This invention relates to color projection television (PTV) display devices using monochrome cathode ray tubes (CRTs), and more particularly relates to such devices using such tubes incorporating interference filters on the inner surface of the display window.
Monochrome CRTs for color PTV each employ a single electron gun mounted in the neck of the tube to focus a single electron beam on the fluorescent display screen of the tube. A deflection yoke surrounding the neck of the tube, and associated electronic circuitry, cause the beam to scan the screen as well as to vary in intensity in response to a video signal to produce a monochrome display image.
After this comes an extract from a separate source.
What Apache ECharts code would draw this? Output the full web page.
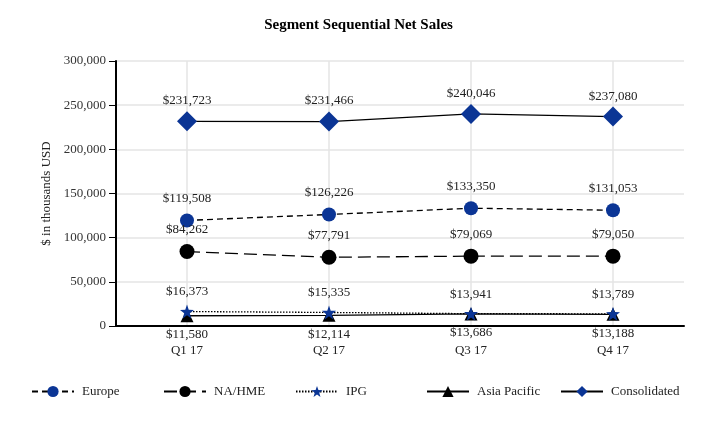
<!DOCTYPE html>
<html>
<head>
<meta charset="utf-8">
<script src="https://cdn.jsdelivr.net/npm/echarts@6/dist/echarts.min.js"></script>
<style>html,body{margin:0;padding:0;background:#fff;}#c{width:717px;height:428px;}</style>
</head>
<body>
<div id="c"></div>
<script>
const categories = ['Q1 17', 'Q2 17', 'Q3 17', 'Q4 17'];
const europe = [119508, 126226, 133350, 131053];
const naHme = [84262, 77791, 79069, 79050];
const ipg = [16373, 15335, 13941, 13789];
const asiaPacific = [11580, 12114, 13686, 13188];
const consolidated = [231723, 231466, 240046, 237080];
const yTicks = [0, 50000, 100000, 150000, 200000, 250000, 300000];

const FONT = 'Liberation Serif';
const BLUE = '#0b3595';
const fmtMoney = v => '$' + v.toLocaleString('en-US');

function labelCfg(pos, dist) {
  return {
    show: true, position: pos, distance: dist,
    formatter: p => fmtMoney(p.value),
    fontFamily: FONT, fontSize: 13, color: '#222'
  };
}

const legendNames = ['Europe', 'NA/HME', 'IPG', 'Asia Pacific', 'Consolidated'];
const legendLefts = [26, 158, 290, 421, 555];

const chart = echarts.init(document.getElementById('c'));
chart.setOption({
  animation: false,
  title: {
    text: 'Segment Sequential Net Sales',
    left: 'center', top: 13,
    textStyle: { fontFamily: FONT, fontSize: 15, fontWeight: 'bold', color: '#000' }
  },
  legend: legendNames.map((n, i) => ({
    data: [n], left: legendLefts[i], top: 380,
    itemWidth: 42, itemHeight: 14, itemGap: 0,
    textStyle: { fontFamily: FONT, fontSize: 13, color: '#222', padding: [0, 0, 0, 3] },
    selectedMode: false
  })),
  grid: { left: 116, right: 33, top: 61, bottom: 102 },
  xAxis: {
    type: 'category', data: categories, boundaryGap: true,
    axisLine: { lineStyle: { color: '#000', width: 2 } },
    axisTick: { show: false },
    axisLabel: { fontFamily: FONT, fontSize: 13, color: '#222', margin: 18 },
    splitLine: { show: false }
  },
  yAxis: {
    type: 'value', min: yTicks[0], max: yTicks[yTicks.length - 1], interval: yTicks[1] - yTicks[0],
    name: '$ in thousands USD', nameLocation: 'middle', nameGap: 60,
    nameTextStyle: { fontFamily: FONT, fontSize: 13, color: '#222' },
    axisLine: { show: true, lineStyle: { color: '#000', width: 2 } },
    axisTick: { show: true, length: 7, lineStyle: { color: '#000', width: 1 } },
    axisLabel: { fontFamily: FONT, fontSize: 13, color: '#333', margin: 10,
      formatter: v => v.toLocaleString('en-US') },
    splitLine: { show: true, lineStyle: { color: '#e4e4e4', width: 1.5 } }
  },
  series: [
    {
      name: 'Europe', type: 'line', data: europe,
      symbol: 'circle', symbolSize: 14,
      itemStyle: { color: BLUE },
      lineStyle: { color: '#000', width: 1.3, type: [6, 4] },
      label: labelCfg('top', 8),
      markLine: {
        silent: true, symbol: 'none', label: { show: false }, z: 0,
        lineStyle: { color: '#e4e4e4', width: 1.5, type: 'solid' },
        data: categories.map(c => ({ xAxis: c }))
      },
      z: 3
    },
    {
      name: 'NA/HME', type: 'line', data: naHme,
      symbol: 'circle', symbolSize: 15,
      itemStyle: { color: '#000' },
      lineStyle: { color: '#000', width: 1.3, type: [13, 6] },
      label: labelCfg('top', 8),
      z: 3
    },
    {
      name: 'Asia Pacific', type: 'line', data: asiaPacific,
      symbol: 'triangle', symbolSize: 13,
      itemStyle: { color: '#000' },
      lineStyle: { color: '#000', width: 1.3, type: 'solid' },
      label: labelCfg('bottom', 6),
      z: 3
    },
    {
      name: 'IPG', type: 'line', data: ipg,
      symbol: 'path://M0,-10 L2.35,-3.24 L9.51,-3.09 L3.8,1.24 L5.88,8.09 L0,4 L-5.88,8.09 L-3.8,1.24 L-9.51,-3.09 L-2.35,-3.24 Z',
      symbolSize: 14,
      itemStyle: { color: BLUE },
      lineStyle: { color: '#000', width: 1.3, type: [1.5, 1.5] },
      label: labelCfg('top', 6),
      z: 4
    },
    {
      name: 'Consolidated', type: 'line', data: consolidated,
      symbol: 'diamond', symbolSize: 20,
      itemStyle: { color: BLUE },
      lineStyle: { color: '#000', width: 1.3, type: 'solid' },
      label: labelCfg('top', 4),
      z: 3
    }
  ]
});
</script>
</body>
</html>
In color PTV, three such displays, each in one of the primary colors red, blue and green, are superimposed on a large projection screen to produce a full color display image. Because the images on the individual tube screens are not viewed directly, but are magnified and projected by a system of projection lenses, the individual cathode ray tubes are driven at higher loads than would be encountered for direct view tubes, in order to produce a full color display of acceptable brightness.
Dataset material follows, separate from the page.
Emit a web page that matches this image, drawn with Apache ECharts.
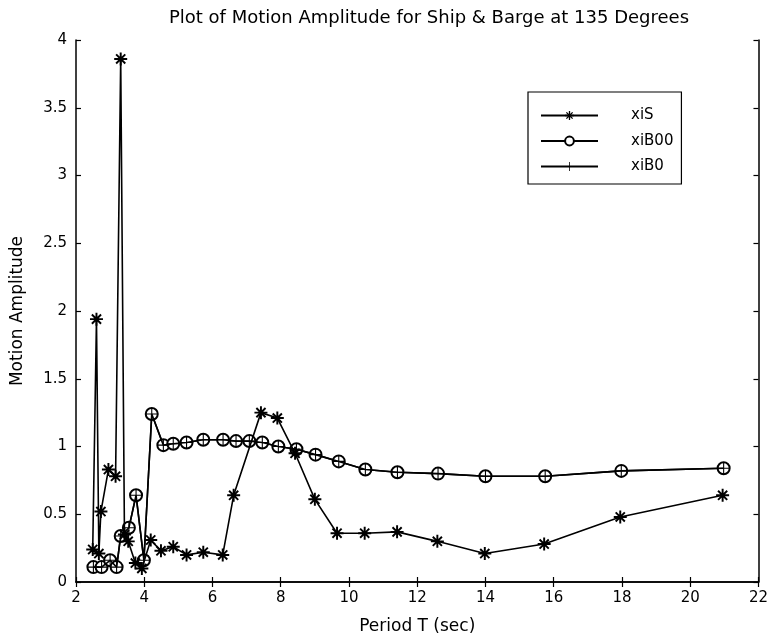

Projection tubes having a multilayer interference filter on the display window are described in U.S. Pat. No. 4,634,926, assigned to U.S. Philips Corporation. The filter, herein referred to as a shortwave pass (SWP) filter, is composed of alternating layers of materials of high and low refractive index. The filter is designed to result in a marked increase in luminous efficiently of the tube in the forward direction, as well as improved chromaticity and contrast. Even further improvements are provided, especially in light gain in the corners of the display screen, by combining such an interference filter with an inwardly or convexly curved display window, as provided in U.S. Pat. No. 4,683,398, also assigned to U.S. Philips Corporation.
In these tubes, the interference filter is deposited directly upon the inner surface of the display window, and the luminescent phosphor screen is deposited on the interference filter. The filter is typically composed of from 14 to 20 layers, each having a thickness of about one quarter of the central wavelength of the filter.
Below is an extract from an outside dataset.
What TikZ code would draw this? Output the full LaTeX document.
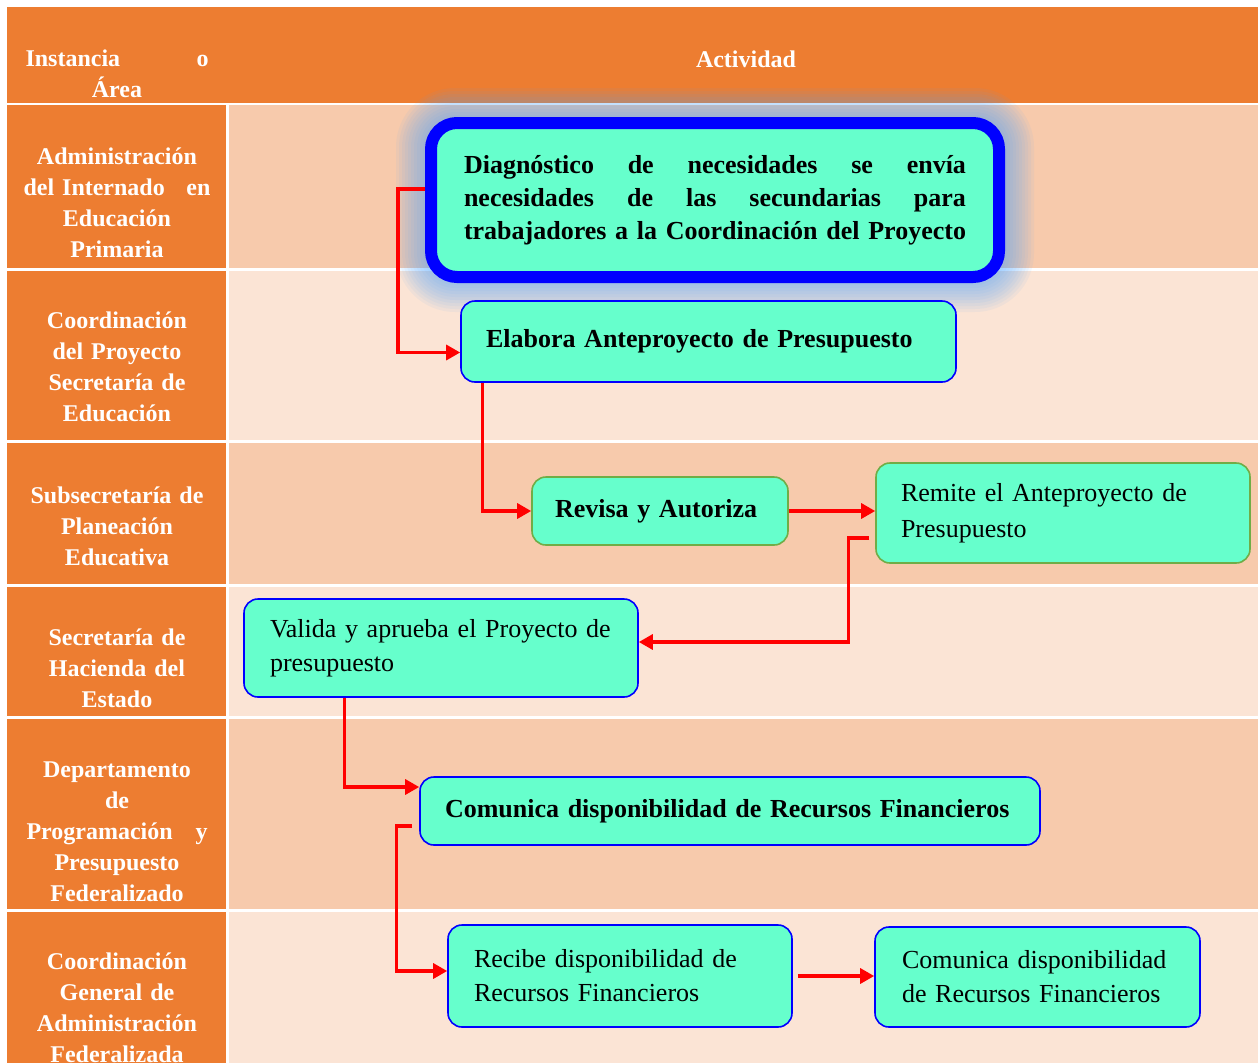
\documentclass[tikz,border=0pt]{standalone}
\usepackage{fontspec}
\setmainfont{Liberation Serif}
\usetikzlibrary{arrows.meta}
\definecolor{headorange}{RGB}{237,125,49}
\definecolor{rowdark}{RGB}{247,202,172}
\definecolor{rowlight}{RGB}{251,228,213}
\definecolor{aqua}{RGB}{102,255,204}
\definecolor{boxgreen}{RGB}{112,173,71}
\definecolor{glowblue}{RGB}{80,165,255}

\begin{document}
\begin{tikzpicture}[x=1pt, y=-1pt, >={Triangle[length=14pt,width=15pt]},
  area/.style={text=white, font=\bfseries\fontsize{24}{31}\selectfont, align=center, text width=200pt, inner sep=0pt},
  task/.style={rectangle, rounded corners=14pt, fill=aqua, draw=blue, line width=1.6pt, inner sep=0pt, align=left, font=\fontsize{26}{34}\selectfont},
  taskbold/.style={task, font=\bfseries\fontsize{26}{33}\selectfont},
  flow/.style={->, draw=red, line width=3.2pt}]
  \useasboundingbox (0,0) rectangle (1258,1063);
  \fill [headorange] (7,7) rectangle (1258,103);
  \foreach \ya/\yb/\tint in {105/268/rowdark, 271/440/rowlight, 443/584/rowdark, 587/716/rowlight, 719/909/rowdark, 912/1063/rowlight}
  {
    \fill [headorange] (7,\ya) rectangle (226,\yb);
    \fill [\tint] (229,\ya) rectangle (1258,\yb);
  }
  \node [area] (hinst) at (117,74) {\makebox[183pt]{Instancia\hfill o}\\Área};
  \node [text=white, font=\bfseries\fontsize{24}{31}\selectfont] (hact) at (746,59) {Actividad};
  \node [area] (adm) at (117,203) {Administración\\\makebox[187pt]{del Internado\hfill en}\\Educación\\Primaria};
  \node [area] (coord) at (117,367) {Coordinación\\del Proyecto\\Secretaría de\\Educación};
  \node [area] (subsec) at (117,526) {Subsecretaría de\\Planeación\\Educativa};
  \node [area] (hacienda) at (117,668) {Secretaría de\\Hacienda del\\Estado};
  \node [area] (depto) at (117,832) {Departamento\\de\\\makebox[181pt]{Programación\hfill y}\\Presupuesto\\Federalizado};
  \node [area] (cgaf) at (117,1008) {Coordinación\\General de\\Administración\\Federalizada};
  % resplandor
  \coordinate (glowc) at (715,200);
  \foreach \r [evaluate=\r as \rr using 30+\r] in {2,5,...,29}
    \fill [glowblue, opacity=0.065, rounded corners=\rr pt] ([shift={(-290-\r,-83-\r)}]glowc) rectangle ([shift={(290+\r,83+\r)}]glowc);
  \node [taskbold, line width=12pt, rounded corners=26pt, minimum width=568pt, minimum height=154pt] (diag) at (glowc)
    {\makebox[502pt][s]{Diagnóstico de necesidades se envía}\\\makebox[502pt][s]{necesidades de las secundarias para}\\\makebox[502pt][s]{trabajadores a la Coordinación del Proyecto}};
  \node [taskbold, minimum width=495pt, minimum height=81pt, text width=445pt] (elabora) at (708.5,341.5) {Elabora Anteproyecto de Presupuesto};
  \node [taskbold, draw=boxgreen, minimum width=256pt, minimum height=68pt, text width=210pt] (revisa) at (660,511) {Revisa y Autoriza};
  \node [task, draw=boxgreen, minimum width=374pt, minimum height=100pt, text width=324pt, font=\fontsize{26}{36}\selectfont] (remite) at (1063,513) {Remite el Anteproyecto de\\Presupuesto};
  \node [task, minimum width=394pt, minimum height=98pt, text width=342pt] (valida) at (441,648) {Valida y aprueba el Proyecto de\\presupuesto};
  \node [taskbold, minimum width=620pt, minimum height=68pt, text width=570pt] (comunica) at (730,811) {Comunica disponibilidad de Recursos Financieros};
  \node [task, minimum width=344pt, minimum height=102pt, text width=292pt] (recibe) at (620,976) {Recibe disponibilidad de\\Recursos Financieros};
  \node [task, minimum width=325pt, minimum height=100pt, text width=271pt] (difunde) at (1037.5,977) {Comunica disponibilidad\\de Recursos Financieros};
  % flechas
  \draw [flow] ([yshift=11pt]diag.west) -- ++(-27,0) |- ([yshift=-11pt]elabora.west);
  \draw [flow] ([xshift=22pt]elabora.south west) |- (revisa.west);
  \draw [flow] (revisa.east) -- (revisa.east -| remite.west);
  \draw [flow] ([shift={(-6pt,-25pt)}]remite.west) -- ++(-21,0) |- ([yshift=6pt]valida.east);
  \draw [flow] ([xshift=101pt]valida.south west) |- ([yshift=24pt]comunica.west);
  \draw [flow] ([shift={(-7pt,-15pt)}]comunica.west) -- ++(-16,0) |- ([yshift=5pt]recibe.west);
  \draw [flow] ([xshift=5pt]recibe.east) -- (recibe.east -| difunde.west);
\end{tikzpicture}
\end{document}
Such tubes with interference filters, while exhibiting a marked increase in luminous efficiency in the forward direction, as well as improved chromaticity and contrast, also exhibit greater luminance in the center than at the edges of the display, sometimes referred to herein as center-to-edge luminance gradient.
This center-to-edge luminance gradient, also referred to as the "bulls-eye effect", is due not only to the intentional design of the filter to concentrate the luminous output in the forward direction, but also to the unintentional decrease in thickness of the filter from the center toward the edges of the display window, due in large part to the shadowing effect of an upstanding peripheral sidewall or skirt, which extends rearward from the display window and joins the display window to the funnel-shaped portion of the CRT envelope.
This bulls-eye effect is partially alleviated by the use of the convexly curved inner surface of the display window, which tends to direct most of the light into the projection lens. However, since the radius of curvature of this inner surface is not an exact match for that of the projection lens, the bulls-eye effect cannot be completely compensated by this technique.